The <talia:excerpt> element is present only when the search contains full text criteria. In that case <talia:excerpt> contains relevant excerpts of the version text. The purpose of the excerpts is to show the search words that were found in the text, with a little bit of context (a certain number of characters on each side of the word), and with the words themselves highlighted - all to help the user to decide if the hit is a relevant one or not. The highlighting must of course be done by the search result user interface, but the words to be highlighted are marked with <exist:match> elements. If there are too many word hits in the text, only the first few are present in the excerpts.

(The excerpt format should perhaps be described in more detail.)

Finally, the root element <talia:result> contains attributes that tell the size of the result and give relevant information if the result has been divided into "pages" ("chunks"). The attributes are:

total
limit
page
first
last

total tells the number of entries founds (the number of found contributions or versions). If the search request asked for the result to be divided into pages, the total value might be larger then the number of entries returned.

limit is the page size, if the search request asked for the result to be divided into pages. Otherwise it is the special value all.

page is the number of the page returned, if the search request asked for the result to be divided into pages. Otherwise it is 1.

first is the number of the first entry in the page returned, if the search request asked for the result to be divided into pages. Otherwise it is 1.

last is the number of the last entry in the page returned, if the search request asked for the result to be divided into pages. Otherwise it is equal to the total value.

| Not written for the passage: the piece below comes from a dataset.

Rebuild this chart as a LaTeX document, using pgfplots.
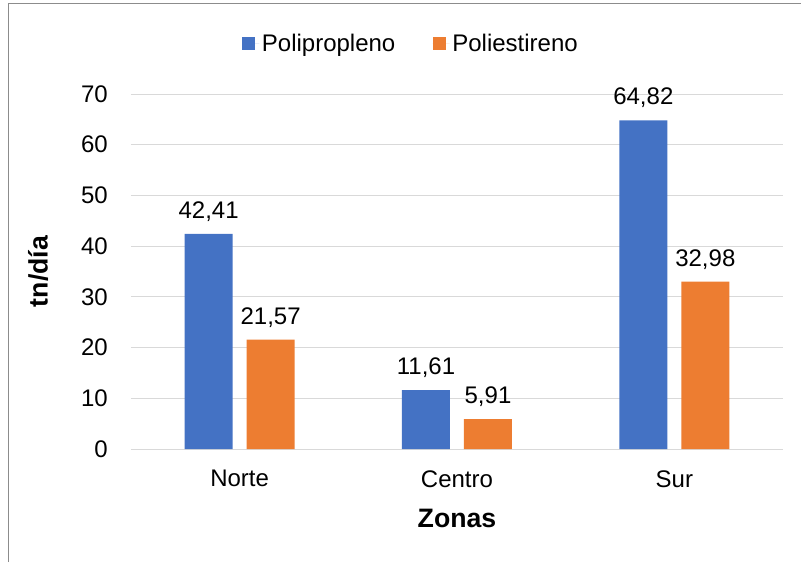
\documentclass[border=0pt]{standalone}
\usepackage{pgfplots}
\pgfplotsset{compat=1.18}
\usepackage{fontspec}
\setmainfont{Liberation Sans}
\definecolor{polblue}{HTML}{4472C4}
\definecolor{polorange}{HTML}{ED7D31}
\definecolor{gridgray}{HTML}{D9D9D9}
\definecolor{framegray}{HTML}{8C8C8C}
\newcommand{\lbl}{\fontsize{18}{21}\selectfont}
\newcommand{\ttl}{\bfseries\fontsize{20}{24}\selectfont}
\begin{document}
\begin{tikzpicture}
% 1 px = 0.75pt
\useasboundingbox (0,0) rectangle (600.75pt,421.5pt);
\draw[framegray, line width=0.75pt] (6pt,0) -- (6pt,418.5pt) -- (600.75pt,418.5pt);
\begin{axis}[
  at={(98.25pt,84.75pt)}, anchor=south west,
  scale only axis,
  width=489pt, height=266.25pt,
  ybar=10.5pt, bar width=36pt,
  xmin=-0.5, xmax=2.5,
  ymin=0, ymax=70,
  xtick=data,
  xticklabels={Norte,Centro,Sur},
  ytick={0,10,...,70},
  major tick length=0pt,
  axis line style={draw=none},
  ymajorgrids,
  major grid style={draw=gridgray, line width=0.75pt},
  /pgf/number format/assume math mode=true,
  tick label style={font=\lbl},
  yticklabel style={anchor=east, inner sep=0pt, xshift=-17.25pt},
  xticklabel style={anchor=north, inner sep=0pt, yshift=-15.75pt},
  ylabel={tn/día},
  xlabel={Zonas},
  ylabel style={font=\ttl, at={(axis description cs:-0.1426,0.5)}, anchor=center},
  xlabel style={font=\ttl, at={(axis description cs:0.5,-0.197)}, anchor=center},
  point meta=explicit symbolic,
  nodes near coords,
  nodes near coords style={font=\lbl, anchor=south, inner sep=0pt, yshift=9pt},
  legend columns=2,
  legend style={draw=none, fill=none, font=\lbl,
    at={(axis description cs:0.43,1.141)}, anchor=center,
    /tikz/every even column/.append style={column sep=26pt}},
  legend image code/.code={\fill[#1] (0pt,-4.9pt) rectangle (9.75pt,4.9pt);
    \path (0pt,0pt) -- (12.75pt,0pt);},
]
\addplot[draw=none, fill=polblue] coordinates {
  (0,42.41) [42,41]
  (1,11.61) [11,61]
  (2,64.82) [64,82]
};
\addplot[draw=none, fill=polorange] coordinates {
  (0,21.57) [21,57]
  (1,5.91)  [5,91]
  (2,32.98) [32,98]
};
\legend{Polipropleno,Poliestireno}
\end{axis}
\end{tikzpicture}
\end{document}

(Note: At the time of writing (2008-09-17) the first and last values might not be correct. If the request asks for the last page, which usually is smaller than the other pages, the last value will be like if the last page were as large as the others. It doesn't reflect the real, smaller size of the page. Also - if the request asks for a non-existing page - a page beyond the end of the result - the first and last values will be as if that page existed.)